_RECORD LIST_

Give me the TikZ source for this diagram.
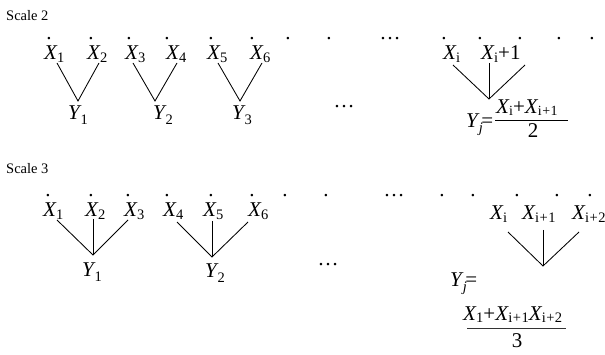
\documentclass[tikz,border=0pt]{standalone}
\usepackage{fontspec}
\setmainfont{Liberation Serif}
\newcommand\vsub[1]{\raisebox{-2.5pt}{\fontsize{14.5}{15}\selectfont #1}}
\newcommand\vsuby[1]{\raisebox{-5pt}{\fontsize{14.5}{15}\selectfont #1}}
\newcommand\vsubn[1]{\raisebox{-2pt}{\fontsize{14}{15}\selectfont #1}}
\newcommand\Xs[1]{\textit{X}\kern-0.5pt\vsub{#1}}
\newcommand\Xn[1]{\textit{X}\kern-0.5pt\vsubn{#1}}
\newcommand\Ys[1]{\textit{Y}\kern-1pt\vsuby{#1}}
\newcommand\ipo{i\kern0.5pt+\kern0.5pt1}
\newcommand\ipt{i\kern0.5pt+\kern0.5pt2}
\tikzset{
  lbl/.style={font=\fontsize{21}{24}\selectfont, inner sep=0pt, anchor=base west},
  dotl/.style={font=\fontsize{21}{24}\selectfont, inner sep=0pt, anchor=base},
  capt/.style={font=\fontsize{14.5}{17}\selectfont, inner sep=0pt, anchor=base west},
  edge/.style={line width=0.85pt, black},
  fbar/.style={line width=0.9pt, black},
}
\begin{document}
\begin{tikzpicture}[x=1pt,y=-1pt]
\useasboundingbox (0,0) rectangle (605,355);
% ---------------- Scale 2 ----------------
\node[capt] (s2) at (6,21) {Scale 2};
\foreach \x [count=\i] in {49,91,129,167,211,252,288,329,444,480,520,559,592}
  \node[dotl] (dA\i) at (\x,40) {.};
\node[dotl] (eA) at (390,40) {\dots};
\node[lbl] (a1) at (44,60) {\Xs{1}};
\node[lbl] (a2) at (87,60) {\Xs{2}};
\node[lbl] (a3) at (125,60) {\Xs{3}};
\node[lbl] (a4) at (166,60) {\Xs{4}};
\node[lbl] (a5) at (207,60) {\Xs{5}};
\node[lbl] (a6) at (250,60) {\Xs{6}};
\node[lbl] (ai) at (443,60) {\Xs{i}};
\node[lbl] (aj) at (481,60) {\Xs{i}+1};
\coordinate (ta1) at (57,63);  \coordinate (va1) at (78,101);  \coordinate (ta2) at (99,63);
\coordinate (ta3) at (133,63); \coordinate (va2) at (155,101); \coordinate (ta4) at (177,63);
\coordinate (ta5) at (218,63); \coordinate (va3) at (240,101); \coordinate (ta6) at (262,63);
\coordinate (tai) at (453,65); \coordinate (vaj) at (489,99); \coordinate (taj) at (489,63); \coordinate (tak) at (525,65);
\draw[edge] (ta1) -- (va1) -- (ta2);
\draw[edge] (ta3) -- (va2) -- (ta4);
\draw[edge] (ta5) -- (va3) -- (ta6);
\draw[edge] (tai) -- (vaj) -- (tak);
\draw[edge] (taj) -- (vaj);
\node[lbl] (ya1) at (68,120) {\Ys{1}};
\node[lbl] (ya2) at (153,120) {\Ys{2}};
\node[lbl] (ya3) at (232,120) {\Ys{3}};
\node[dotl] (eA2) at (344,108) {\dots};
\node[lbl] (yaj) at (466,128) {\Ys{\textit{j}}\kern-1.5pt=};
\node[lbl] (na) at (496,114) {\Xn{i}+\Xn{\ipo}};
\coordinate (bal) at (495,120); \coordinate (bar) at (568,120);
\draw[fbar] (bal) -- (bar);
\node[dotl] (da) at (533,138) {2};
% ---------------- Scale 3 ----------------
\node[capt] (s3) at (6,174) {Scale 3};
\foreach \x [count=\i] in {48,91,128,167,211,252,285,326,442,473,517,557,590}
  \node[dotl] (dB\i) at (\x,197) {.};
\node[dotl] (eB) at (394,197) {\dots};
\node[lbl] (b1) at (43,217) {\Xs{1}};
\node[lbl] (b2) at (85,217) {\Xs{2}};
\node[lbl] (b3) at (124,217) {\Xs{3}};
\node[lbl] (b4) at (163,217) {\Xs{4}};
\node[lbl] (b5) at (203,217) {\Xs{5}};
\node[lbl] (b6) at (248,217) {\Xs{6}};
\node[lbl] (bi) at (490,220) {\Xs{i}};
\node[lbl] (bj) at (522,220) {\Xs{\ipo}};
\node[lbl] (bk) at (572,220) {\Xs{\ipt}};
\coordinate (tb1) at (57,220);  \coordinate (tb2) at (93,219);  \coordinate (tb3) at (128,220); \coordinate (vb1) at (93,255);
\coordinate (tb4) at (177,222); \coordinate (tb5) at (212,221); \coordinate (tb6) at (248,222); \coordinate (vb2) at (212,257);
\coordinate (tbi) at (508,232); \coordinate (tbj) at (543,230); \coordinate (tbk) at (579,232); \coordinate (vbj) at (543,266);
\draw[edge] (tb1) -- (vb1) -- (tb3);
\draw[edge] (tb2) -- (vb1);
\draw[edge] (tb4) -- (vb2) -- (tb6);
\draw[edge] (tb5) -- (vb2);
\draw[edge] (tbi) -- (vbj) -- (tbk);
\draw[edge] (tbj) -- (vbj);
\node[lbl] (yb1) at (82,277) {\Ys{1}};
\node[lbl] (yb2) at (205,278) {\Ys{2}};
\node[dotl] (eB2) at (328,266) {\dots};
\node[lbl] (ybj) at (450,287) {\Ys{\textit{j}}\kern-1.5pt=};
\node[lbl] (nb) at (463,320) {\Xs{1}+\Xs{\ipo}\Xs{\ipt}};
\coordinate (bbl) at (467,328.5); \coordinate (bbr) at (566,328.5);
\draw[fbar, line width=1.2pt, black!80] (bbl) -- (bbr);
\node[dotl] (db) at (517,348) {3};
\end{tikzpicture}
\end{document}
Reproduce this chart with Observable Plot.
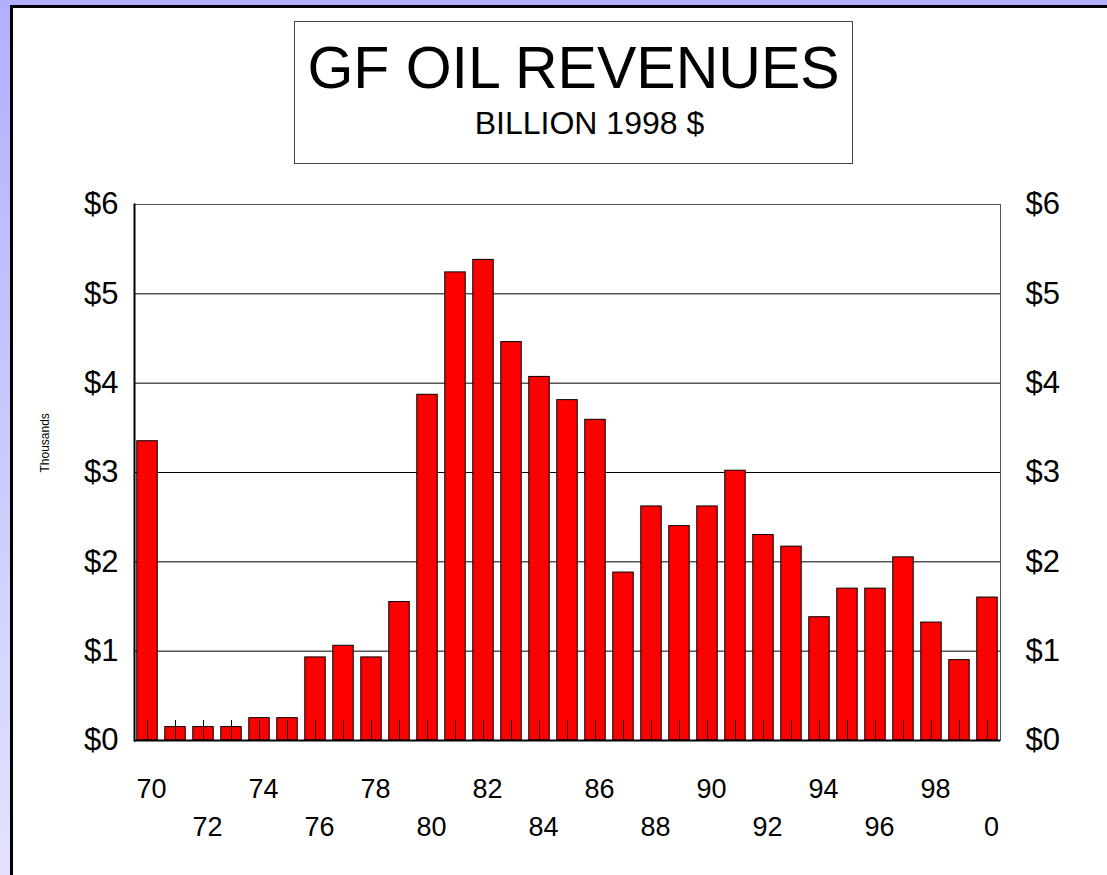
<!DOCTYPE html>
<html>
<head>
<meta charset="utf-8">
<script src="https://cdn.jsdelivr.net/npm/d3@7"></script>
<script src="https://cdn.jsdelivr.net/npm/@observablehq/plot@0.6"></script>
<style>
  html, body { margin: 0; padding: 0; width: 1107px; height: 875px; overflow: hidden; }
  body { background: linear-gradient(to bottom, #b0b0ff, #e2e2ff); font-family: "Liberation Sans", Arial, sans-serif; position: relative; }
  #sheet { position: absolute; left: 10px; top: 5px; width: 1110px; height: 880px; background: #fff; border-left: 3px solid #000; border-top: 3px solid #000; }
  #titlebox { position: absolute; left: 294px; top: 21px; width: 557px; height: 141px; border: 1px solid #444; background: #fff; text-align: center; }
  #title { position: absolute; left: 0; right: 0; top: 16px; font-size: 59px; line-height: 60px; color: #000; }
  #subtitle { position: absolute; left: 32px; right: 0; top: 84px; font-size: 32px; line-height: 34px; color: #000; }
  #chart { position: absolute; left: 0; top: 180px; }
</style>
</head>
<body>
<div id="sheet"></div>
<div id="titlebox"><div id="title">GF OIL REVENUES</div><div id="subtitle">BILLION 1998 $</div></div>
<div id="chart"></div>
<script>
const years = d3.range(1970, 2001);
const revenues = [3.35, 0.15, 0.15, 0.15, 0.25, 0.25, 0.93, 1.06, 0.93, 1.55,
  3.87, 5.24, 5.38, 4.46, 4.07, 3.81, 3.59, 1.88, 2.62, 2.40,
  2.62, 3.02, 2.30, 2.17, 1.38, 1.70, 1.70, 2.05, 1.32, 0.90, 1.60];
const topRowYears = [1970, 1974, 1978, 1982, 1986, 1990, 1994, 1998];
const bottomRowYears = [1972, 1976, 1980, 1984, 1988, 1992, 1996, 2000];
const yTicks = [0, 1, 2, 3, 4, 5, 6];
const gridValues = [1, 2, 3, 4, 5];

const data = years.map((y, i) => ({year: y, value: revenues[i]}));
const fmtYear = d => String(d % 100);
const fmtDollar = d => "$" + d;

const chart = Plot.plot({
  width: 1107,
  height: 670,
  marginLeft: 134,
  marginRight: 107,
  marginTop: 24,
  marginBottom: 110,
  style: {fontFamily: "'Liberation Sans', Arial, sans-serif", background: "transparent", color: "#000"},
  x: {type: "band", domain: years, paddingInner: 0.27, paddingOuter: 0.1, label: null},
  y: {domain: [0, 6], label: null},
  marks: [
    Plot.ruleY(gridValues, {stroke: "#000", strokeWidth: 1}),
    Plot.barY(data, {x: "year", y: "value", fill: "#ff0000", stroke: "#000", strokeWidth: 1}),
    Plot.frame({stroke: "#555", strokeWidth: 1}),
    Plot.frame({anchor: "left", stroke: "#000", strokeWidth: 2}),
    Plot.ruleY([0], {stroke: "#000", strokeWidth: 2}),
    Plot.axisX(years, {tickSize: -20, tickFormat: () => "", strokeWidth: 1, label: null}),
    Plot.axisX(topRowYears, {tickSize: 0, tickPadding: 38, dx: 4, tickFormat: fmtYear, fontSize: 27, label: null}),
    Plot.axisX(bottomRowYears, {tickSize: 0, tickPadding: 76, dx: 4, tickFormat: fmtYear, fontSize: 27, label: null}),
    Plot.axisY(yTicks, {anchor: "left", tickSize: 0, tickPadding: 16, tickFormat: fmtDollar, fontSize: 31, label: null}),
    Plot.axisY(yTicks, {anchor: "right", tickSize: 0, tickPadding: 25, tickFormat: fmtDollar, fontSize: 31, label: null}),
    Plot.text(["Thousands"], {frameAnchor: "left", rotate: -90, dx: -89, fontSize: 12, fill: "#000"})
  ]
});
document.getElementById("chart").appendChild(chart);
</script>
</body>
</html>
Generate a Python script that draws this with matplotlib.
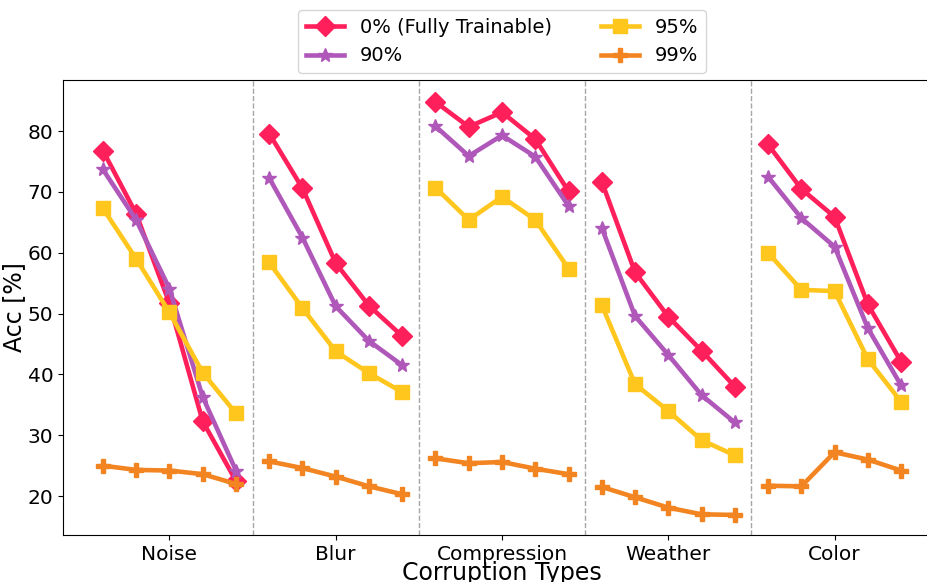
import matplotlib
matplotlib.use('Agg')
import matplotlib.pyplot as plt
import numpy as np

groups = ['Noise', 'Blur', 'Compression', 'Weather', 'Color']
labels = ['0% (Fully Trainable)', '90%', '95%', '99%']

acc_0 = [76.8, 66.4, 51.7, 32.3, 22.5,
         79.6, 70.6, 58.3, 51.3, 46.3,
         84.8, 80.7, 83.1, 78.7, 70.1,
         71.7, 56.8, 49.5, 43.9, 38.0,
         77.8, 70.5, 65.9, 51.5, 42.1]
acc_90 = [73.7, 65.4, 54.1, 36.3, 24.2,
          72.3, 62.5, 51.2, 45.5, 41.5,
          80.8, 75.9, 79.3, 75.8, 67.7,
          64.1, 49.6, 43.2, 36.6, 32.1,
          72.5, 65.7, 61.0, 47.6, 38.2]
acc_95 = [67.3, 59.0, 50.2, 40.3, 33.6,
          58.4, 50.9, 43.8, 40.2, 37.1,
          70.7, 65.4, 69.2, 65.4, 57.4,
          51.4, 38.4, 34.0, 29.2, 26.7,
          60.0, 53.9, 53.7, 42.5, 35.5]
acc_99 = [25.0, 24.3, 24.2, 23.6, 22.0,
          25.7, 24.6, 23.2, 21.6, 20.3,
          26.2, 25.4, 25.6, 24.5, 23.6,
          21.5, 19.8, 18.1, 17.0, 16.9,
          21.7, 21.6, 27.2, 26.0, 24.2]

series = [acc_0, acc_90, acc_95, acc_99]
colors = ['#FF1F5B', '#AF58BA', '#FFC61E', '#F28522']
markers = ['D', '*', 's', 'P']
sizes = [10.5, 10, 10.5, 10]

n = 5
fig = plt.figure(figsize=(9.28, 5.82), dpi=100)
ax = fig.add_axes([63 / 928, 47 / 582, 878 / 928, 455 / 582])

for vals, c, m, ms, lab in zip(series, colors, markers, sizes, labels):
    for g in range(len(groups)):
        x = np.arange(g * n, (g + 1) * n)
        ax.plot(x, vals[g * n:(g + 1) * n], color=c, marker=m, markersize=ms,
                linewidth=3.3, label=lab if g == 0 else None)

for g in range(1, len(groups)):
    ax.axvline(g * n - 0.5, color='gray', linestyle='--', linewidth=1, alpha=0.7)

ax.set_xticks([g * n + 2 for g in range(len(groups))])
ax.set_xticklabels(groups, fontsize=14.5)
ax.tick_params(axis='y', labelsize=14.5)
ax.set_xlim(-1.2, 25.2)
ax.set_ylim(13.6, 88.4)
ax.set_yticks([20, 30, 40, 50, 60, 70, 80])
ax.set_xlabel('Corruption Types', fontsize=17, labelpad=-2)
ax.set_ylabel('Acc [%]', fontsize=17, labelpad=1)
ax.legend(ncol=2, loc='lower center', bbox_to_anchor=(0.5, 1.015),
          borderaxespad=0, fontsize=14, columnspacing=2.5)

fig.savefig('out.png', dpi=100)
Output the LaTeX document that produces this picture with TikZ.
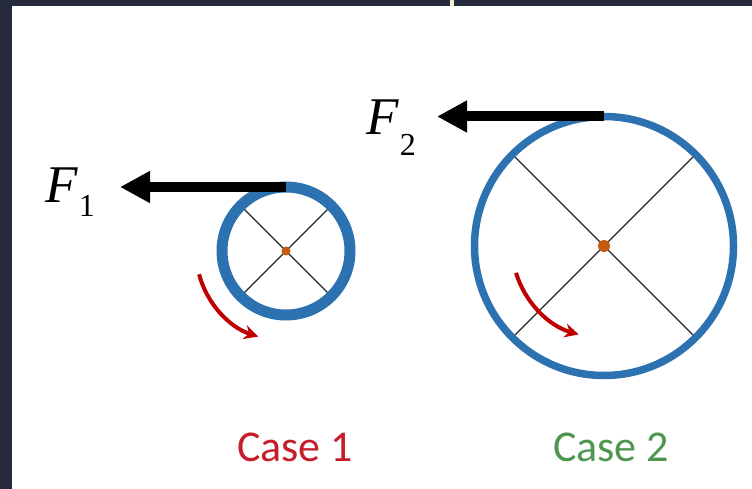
\documentclass[tikz,border=0pt]{standalone}
\usepackage{fontspec}
\setmainfont{Liberation Serif}
\newfontfamily\casefont{Carlito}
\usetikzlibrary{arrows.meta,positioning}
\definecolor{framedark}{HTML}{262A3D}
\definecolor{gapcream}{HTML}{F0EBD2}
\definecolor{ringblue}{HTML}{2C72B0}
\definecolor{huborange}{HTML}{C55A11}
\definecolor{spinred}{HTML}{C00000}
\definecolor{casered}{HTML}{C41E2A}
\definecolor{casegreen}{HTML}{4E9650}
\newcommand{\Fsub}[2]{\textit{F}\raisebox{-#2}{\fontsize{32}{32}\selectfont #1}}

\begin{document}
\begin{tikzpicture}[x=1pt, y=-1pt,
  wheel/.style={circle, draw=ringblue, inner sep=0pt, outer sep=0pt},
  spoke/.style={black!85, line width=1.1pt},
  hub/.style={circle, fill=huborange, inner sep=0pt},
  forcearrow/.style={line width=10pt, -{Triangle[length=30pt, width=30pt]}},
  spinarrow/.style={spinred, line width=4pt, -{Stealth[length=14pt, width=14pt]}},
  flabel/.style={inner sep=0pt, anchor=base east, font=\fontsize{53}{53}\selectfont},
  caselbl/.style={inner sep=0pt, anchor=base, font=\casefont\fontsize{44}{44}\selectfont}]
  % page and frame
  \useasboundingbox (0,0) rectangle (752,489);
  \fill[white] (0,0) rectangle (752,489);
  \fill[framedark] (0,0) rectangle (752,6);
  \fill[framedark] (0,0) rectangle (12,489);
  \fill[gapcream] (450,0) rectangle (454,6);

  % case 1: small wheel
  \node[wheel, line width=11pt, minimum size=128pt] (w1) at (286,251) {};
  \foreach \a/\b in {45/225,135/315} \draw[spoke, shorten <=5.5pt, shorten >=5.5pt] (w1.\a) -- (w1.\b);
  \node[hub, minimum size=9pt] (h1) at (w1.center) {};
  \draw[spinarrow] (w1.center) ++(165:90) arc[start angle=165, end angle=108, radius=90];
  \coordinate[left=166pt of w1.north] (t1);
  \draw[forcearrow] (w1.north) -- (t1);
  \node[flabel] (f1) at (95,203) {\Fsub{1}{14pt}};

  % case 2: large wheel
  \node[wheel, line width=7.5pt, minimum size=259pt] (w2) at (604,246) {};
  \foreach \a/\b in {45/225,135/315} \draw[spoke, shorten <=3.75pt, shorten >=3.75pt] (w2.\a) -- (w2.\b);
  \node[hub, minimum size=12pt] (h2) at (w2.center) {};
  \draw[spinarrow] (w2.center) ++(163:92) arc[start angle=163, end angle=106, radius=92];
  \coordinate[left=167pt of w2.north] (t2);
  \draw[forcearrow] (w2.north) -- (t2);
  \node[flabel] (f2) at (416,135) {\Fsub{2}{21pt}};

  \node[caselbl, text=casered] (k1) at (295,461) {Case 1};
  \node[caselbl, text=casegreen] (k2) at (611,461) {Case 2};
\end{tikzpicture}
\end{document}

_REQUEST_
Review the material and copy each line in which the word "that" appears.

_OUTPUT OF THE TASK_
Generate a Python script that draws this with matplotlib.
Output the LaTeX document that produces this picture with TikZ.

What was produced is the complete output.